8月11日(現地時間)に発表された7月の米消費者物価指数は前月比0.5%上昇(季節調整済)と、市場を震撼させた前回からは落ち着いた(図表1-1)。一方、翌12日に発表された生産者物価指数は事前予想を大きく上回った(図表1-2)。結果を受け、株式市場は堅調だったものの、米国金利は上昇した。
FRBは消費者物価の上昇は一時的と静観。しかし長引く可能性も
FRB(米連邦準備制度理事会)は消費者物価の上昇は一時的と静観している。しかし、以下の理由から、長引く可能性もまだ捨て切れないだろう。
まず、前述の生産者物価の上昇である。上昇率は、旅客サービスや自動車等で特に高いものの、これらには限定されず、あらゆる商品やサービスに広がっている。こうした生産者物価の上昇は少なくともその一部は消費者に転嫁されるだろう。
また、消費者物価指数の内訳にも注目したい。例えば、7月の自宅以外の食事の価格は前月から0.8%上昇(季節調整済)、女性服等も5.5%も上昇した。これらは、活動の正常化やそれに備えるためのものと考えられ、タイトな需給は当面続くとみられる。
更に、インフレ率の上昇は世界的な現象であることも考慮する必要がある。OECDの平均インフレ率は過去10年で最高となっており、日本を除くと、主要各国ともに2%を超えている(図表2)。国際的な経済の連関性を考えると、仮に米国内の需給が若干緩和されたとしても、インフレ率は思ったほど下がらない可能性もある。
今後の見通しと市場へのインプリケーション
先週末の雇用統計は雇用者数、賃金、失業率いずれも良好で、秋以降は更に回復が加速しそうだ。しかし雇用の回復は国民にとって喜ばしいことで、これを基に金融引き締めを早めよという政治的なプレッシャーには必ずしもならない。一方、インフレ率の上昇は、同じく経済回復の表れではあるものの、行き過ぎれば家計を圧迫しかねず、当局者に金融正常化の早期化を促す世論を生みやすい。従って、金融政策の転換時期を見る上で、消費者物価上昇率の動向は従来以上に重要である。

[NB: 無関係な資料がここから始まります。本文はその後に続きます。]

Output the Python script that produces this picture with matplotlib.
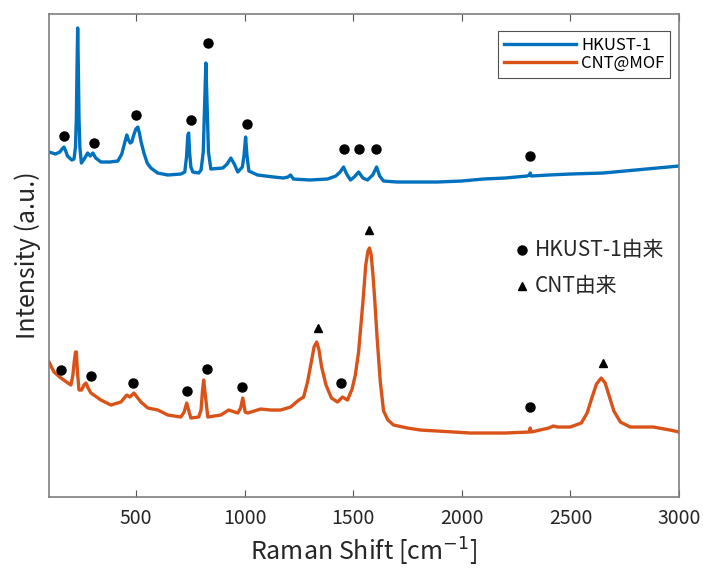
import matplotlib.pyplot as plt

plt.rcParams['font.family'] = ['Noto Sans CJK JP', 'DejaVu Sans']

# HKUST-1 spectrum (Raman shift, intensity a.u.)
hk_x = [100, 130, 150, 160, 169, 177, 185, 205, 215, 222, 226, 229, 232, 235, 238, 242,
        249, 262, 278, 290, 302, 315, 339, 380, 417, 435, 448, 458, 466, 474, 481, 490,
        500, 509, 516, 524, 537, 552, 569, 600, 647, 707, 725, 733, 739, 743, 747, 753,
        762, 789, 800, 810, 816, 822, 828, 834, 845, 900, 920, 937, 953, 969, 990, 998,
        1005, 1011, 1020, 1060, 1134, 1180, 1200, 1212, 1225, 1300, 1382, 1420, 1440, 1456,
        1470, 1488, 1505, 1525, 1545, 1566, 1590, 1608, 1622, 1640, 1700, 1800, 1888, 2000,
        2100, 2200, 2300, 2312, 2315, 2320, 2400, 2500, 2651, 2800, 2900, 3000]
hk_y = [345, 343, 345, 348, 350, 346, 341, 337, 338, 350, 380, 430, 469, 430, 380, 350,
        334, 338, 344, 341, 344, 339, 335, 335, 336, 343, 354, 362, 357, 354, 355, 362,
        368, 370, 364, 355, 344, 334, 329, 324, 322, 323, 325, 340, 362, 364, 345, 330,
        325, 324, 327, 345, 390, 434, 390, 345, 328, 329, 333, 339, 333, 325, 330, 342,
        360, 342, 326, 322, 320, 319, 320, 322, 318, 317, 318, 321, 325, 330,
        323, 317, 320, 325, 319, 317, 322, 330, 321, 316, 315, 315, 315, 316,
        318, 319, 321, 322, 324, 321, 322, 323, 324, 327, 329, 331]

# CNT@MOF spectrum
cm_x = [100, 123, 155, 187, 201, 210, 216, 222, 226, 231, 238, 250, 261, 270, 280, 293,
        339, 385, 431, 458, 472, 491, 523, 555, 601, 647, 707, 722, 734, 745, 753, 789,
        800, 806, 812, 818, 831, 891, 927, 969, 982, 992, 1003, 1015, 1074, 1120, 1166, 1212,
        1250, 1272, 1290, 1310, 1320, 1332, 1342, 1355, 1375, 1400, 1428, 1451, 1474, 1495,
        1510, 1525, 1545, 1558, 1568, 1575, 1583, 1592, 1600, 1610, 1625, 1640, 1660, 1686,
        1750, 1810, 2040, 2200, 2310, 2315, 2320, 2400, 2421, 2440, 2499, 2550, 2577, 2600,
        2620, 2642, 2660, 2680, 2700, 2730, 2775, 2881, 2959, 3000]
cm_y = [135, 125, 119, 114, 112, 122, 135, 145, 145, 125, 107, 107, 112, 114, 109, 104,
        97, 92, 95, 102, 100, 104, 95, 89, 87, 82, 80, 85, 94, 85, 79, 80,
        87, 105, 117, 105, 80, 82, 87, 84, 89, 99, 85, 84, 88, 87, 87, 90,
        97, 100, 115, 138, 150, 155, 148, 130, 112, 99, 95, 100, 97, 108,
        122, 145, 195, 232, 246, 249, 242, 220, 195, 160, 115, 86, 77, 72,
        69, 67, 64, 64, 65, 69, 65, 69, 71, 70, 70, 74, 84, 100,
        113, 119, 114, 100, 86, 75, 70, 70, 67, 65]

# peak markers
hk_dot_x = [169, 307, 500, 753, 831, 1010, 1460, 1529, 1603, 2315]
hk_dot_y = [361, 354, 382, 377, 454, 373, 348, 348, 348, 341]
cm_dot_x = [155, 293, 486, 734, 826, 987, 1442, 2315]
cm_dot_y = [127, 121, 114, 106, 128, 110, 114, 90]
cnt_tri_x = [1336, 1575, 2651]
cnt_tri_y = [169, 267, 134]

blue = '#0072BD'
orange = '#D95319'

fig = plt.figure(figsize=(7.03, 5.74), dpi=100)
ax = fig.add_axes([0.0697, 0.1341, 0.8962, 0.8415])

ax.plot(hk_x, hk_y, color=blue, lw=2.4, label='HKUST-1', solid_joinstyle='round')
ax.plot(cm_x, cm_y, color=orange, lw=2.4, label='CNT@MOF', solid_joinstyle='round')

ax.plot(hk_dot_x, hk_dot_y, 'o', color='black', ms=6.5, ls='none')
ax.plot(cm_dot_x, cm_dot_y, 'o', color='black', ms=6.5, ls='none')
ax.plot(cnt_tri_x, cnt_tri_y, '^', color='black', ms=6, ls='none')

ax.set_xlim(100, 3000)
ax.set_ylim(0, 483)
ax.set_xticks([500, 1000, 1500, 2000, 2500, 3000])
ax.set_yticks([])
ax.tick_params(axis='x', direction='in', top=True, length=5, width=0.8,
               color='#555555', labelsize=14, labelcolor='#262626', pad=8)
for s in ax.spines.values():
    s.set_color('#7f7f7f')
    s.set_linewidth(1.2)

ax.set_xlabel('Raman Shift [cm$^{-1}$]', fontsize=18, color='#262626', labelpad=5)
ax.set_ylabel('Intensity (a.u.)', fontsize=18, color='#262626', labelpad=6)

leg = ax.legend(loc='upper right', bbox_to_anchor=(0.9857, 0.9648), borderaxespad=0,
                fontsize=12, frameon=True, fancybox=False, edgecolor='#262626',
                handlelength=4.3, handletextpad=0.3, labelspacing=0.05, borderpad=0.35)
leg.get_frame().set_linewidth(0.8)

# marker key
ax.plot([0.751], [0.511], 'o', color='black', ms=6.5, transform=ax.transAxes, clip_on=False)
ax.plot([0.751], [0.436], '^', color='black', ms=6, transform=ax.transAxes, clip_on=False)
ax.text(0.771, 0.511, 'HKUST-1由来', transform=ax.transAxes, fontsize=15,
        va='center', ha='left', color='#262626')
ax.text(0.771, 0.436, 'CNT由来', transform=ax.transAxes, fontsize=15,
        va='center', ha='left', color='#262626')

plt.savefig('out.png', dpi=100)
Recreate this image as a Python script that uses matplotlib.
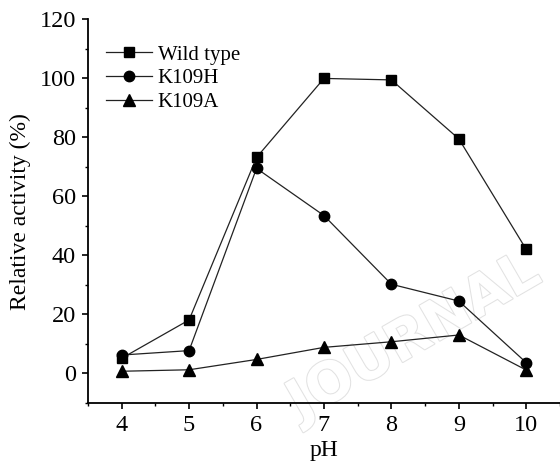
import matplotlib.pyplot as plt
import matplotlib.patheffects as pe
from matplotlib.ticker import MultipleLocator

ph = [4, 5, 6, 7, 8, 9, 10]
wild_type = [5.1, 18.1, 73.2, 100.0, 99.5, 79.5, 42.0]
k109h = [6.2, 7.7, 69.5, 53.5, 30.2, 24.5, 3.6]
k109a = [0.7, 1.2, 4.7, 8.8, 10.7, 13.0, 1.1]

series = [
    ("Wild type", wild_type, "s", 6.5),
    ("K109H", k109h, "o", 7.5),
    ("K109A", k109a, "^", 8),
]

plt.rcParams["font.family"] = ["Liberation Serif", "DejaVu Serif"]

fig = plt.figure(figsize=(5.6, 4.63), dpi=100)
ax = fig.add_axes([0.157, 0.130, 0.843, 0.828])
ax.patch.set_visible(False)

for name, values, marker, ms in series:
    ax.plot(ph, values, color="#222222", lw=0.9, marker=marker,
            markersize=ms, markerfacecolor="black",
            markeredgecolor="black", label=name)

ax.set_xlim(3.5, 10.5)
ax.set_ylim(-10, 120)
ax.set_xticks(ph)
ax.set_yticks(range(0, 121, 20))
ax.xaxis.set_minor_locator(MultipleLocator(0.5))
ax.yaxis.set_minor_locator(MultipleLocator(10))

for side in ["top", "right"]:
    ax.spines[side].set_visible(False)
for side in ["left", "bottom"]:
    ax.spines[side].set_linewidth(1.3)

ax.tick_params(which="major", direction="out", length=4.5, width=1.2,
               labelsize=17.5, pad=4)
ax.tick_params(which="minor", direction="out", length=2.5, width=1.0)

ax.set_xlabel("pH", fontsize=17, labelpad=3)
ax.set_ylabel("Relative activity (%)", fontsize=17, labelpad=6)

ax.legend(loc="upper left", bbox_to_anchor=(0.02, 0.955), frameon=False,
          fontsize=15, handlelength=2.2, handletextpad=0.3,
          labelspacing=0.2, borderaxespad=0)

# faint journal watermark behind the data
wm = fig.text(0.74, 0.27, "JOURNAL", fontsize=40, rotation=30,
              color="white", ha="center", va="center",
              family="DejaVu Sans", weight="bold", zorder=-1)
wm.set_path_effects([pe.withStroke(linewidth=1.5, foreground="#e2e2e2")])

fig.savefig("out.png", dpi=100)
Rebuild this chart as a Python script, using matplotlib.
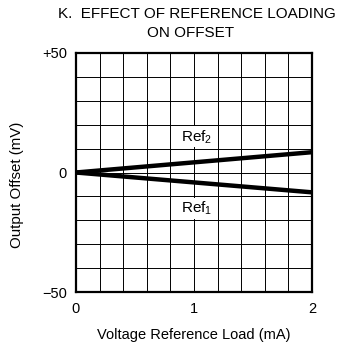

例えば、今回の調査によれば、個人の所得の伸び率からインフレ率を控除した実質時間給は前月比(季節調整済)でマイナス0.1%と、前月のマイナス0.5%からは改善したものの、依然マイナスである(図表3)。実質時間給のマイナスはこれで7か月連続となり、過去15年間で最長となっている。このような状態が続けば家計の苦しさが増し、インフレ抑制を迫る声が高まるだろう。
また、個人の予想インフレ率も上昇している(図表4)。このままいけば、個人が物価上昇を懸念して耐久消費財などを買い急ぎ、インフレ率が高止まる可能性もある。
消費者物価の落ち着きはテーパリングの早期化懸念を沈静化させたものの、このように、まだ不透明感は残る。米金利のボラティリティは再び上昇しており(図表5)、当面、金融政策に関する思惑は市場を揺るがしそうだ。まずは今月26-28日のジャクソンホールでのFRBパウエル議長の講演に注目したい。